Growth from the liquids terminals was partially offset by a decline in the bulk terminals as compared to the same period in 2015, largely driven by the bankruptcies of Arch Coal and Peabody Energy.
“The Products Pipelines segment was favorably impacted by the startup of the second petroleum condensate processing facility along the Houston Ship Channel during 2015, and favorable performance in our Transmix business compared to 2015 due to unfavorable market price impacts during the third quarter of 2015,” Kean said.
Total refined products volumes were up 3 percent for the third quarter versus the same period in 2015. NGL volumes were down 1 percent from the same period last year. Crude and condensate pipeline volumes were up 6 percent from the third quarter of 2015 primarily due to higher volumes on Double H and KMCC.
Kinder Morgan Canada contributions were up slightly in the third quarter of 2016 compared to the third quarter of 2015.
Other News
Natural Gas Pipelines
CO2
Terminals
Products Pipelines
Kinder Morgan Canada
Financings
Kinder Morgan, Inc. (NYSE: KMI) is the largest energy infrastructure company in America. It owns an interest in or operates approximately 84,000 miles of pipelines and approximately 180 terminals. KMI’s pipelines transport natural gas, gasoline, crude oil, CO2 and other products, and its terminals store petroleum products and chemicals, and handle bulk materials like coal and petroleum coke. For more information please visit www.kindermorgan.com.
Please join Kinder Morgan at 4:30 p.m. Eastern Time on Wednesday, Oct. 19, at www.kindermorgan.com for a LIVE webcast conference call on the company’s third quarter earnings.
Non-GAAP Financial Measures
The non-generally accepted accounting principles (non-GAAP) financial measures of distributable cash flow (DCF), both in the aggregate and per share, segment earnings before depreciation, depletion, amortization and amortization of excess cost of equity investments (DD&A) and certain items (Segment EBDA before certain items), and net income before interest expense, taxes, DD&A and certain items (Adjusted EBITDA) are presented herein.
Certain items are items that are required by GAAP to be reflected in net income, but typically either (1) do not have a cash impact (for example, asset impairments), or (2) by their nature are separately identifiable from our normal business operations and in our view are likely to occur only sporadically (for example certain legal settlements, hurricane impacts and casualty losses).
DCF is a significant performance measure used by us and by external users of our financial statements to evaluate our performance and to measure and estimate the ability of our assets to generate cash earnings after servicing our debt and preferred stock dividends, paying cash taxes and expending sustaining capital, that could be used for discretionary purposes such as common stock dividends, stock repurchases, retirement of debt, or expansion capital expenditures.
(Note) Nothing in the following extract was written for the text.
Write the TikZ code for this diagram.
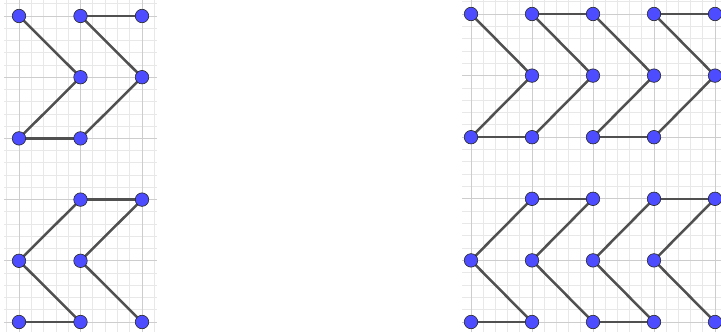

Management uses this measure and believes it provides users of our financial statements a useful measure reflective of our business’s ability to generate cash earnings to supplement the comparable GAAP measure. We believe the GAAP measure most directly comparable to DCF is net income available to common stockholders. A reconciliation of DCF to net income available to common stockholders is provided herein. DCF per share is DCF divided by average outstanding shares, including restricted stock awards that participate in dividends.
Segment EBDA before certain items is used by management in its analysis of segment performance and management of our business. General and administrative expenses are generally not under the control of our segment operating managers, and therefore, are not included when we measure business segment operating performance. We believe Segment EBDA before certain items is a significant performance metric because it provides us and external users of our financial statements additional insight into the ability of our segments to generate segment cash earnings on an ongoing basis. We believe it is useful to investors because it is a measure that management uses to allocate resources to our segments and assess each segment’s performance. We believe the GAAP measure most directly comparable to Segment EBDA before certain items is segment earnings before DD&A and amortization of excess cost of equity investments (Segment EBDA). Segment EBDA before certain items is calculated by adjusting Segment EBDA for the certain items attributable to a segment, which are specifically identified in the footnotes to the accompanying tables.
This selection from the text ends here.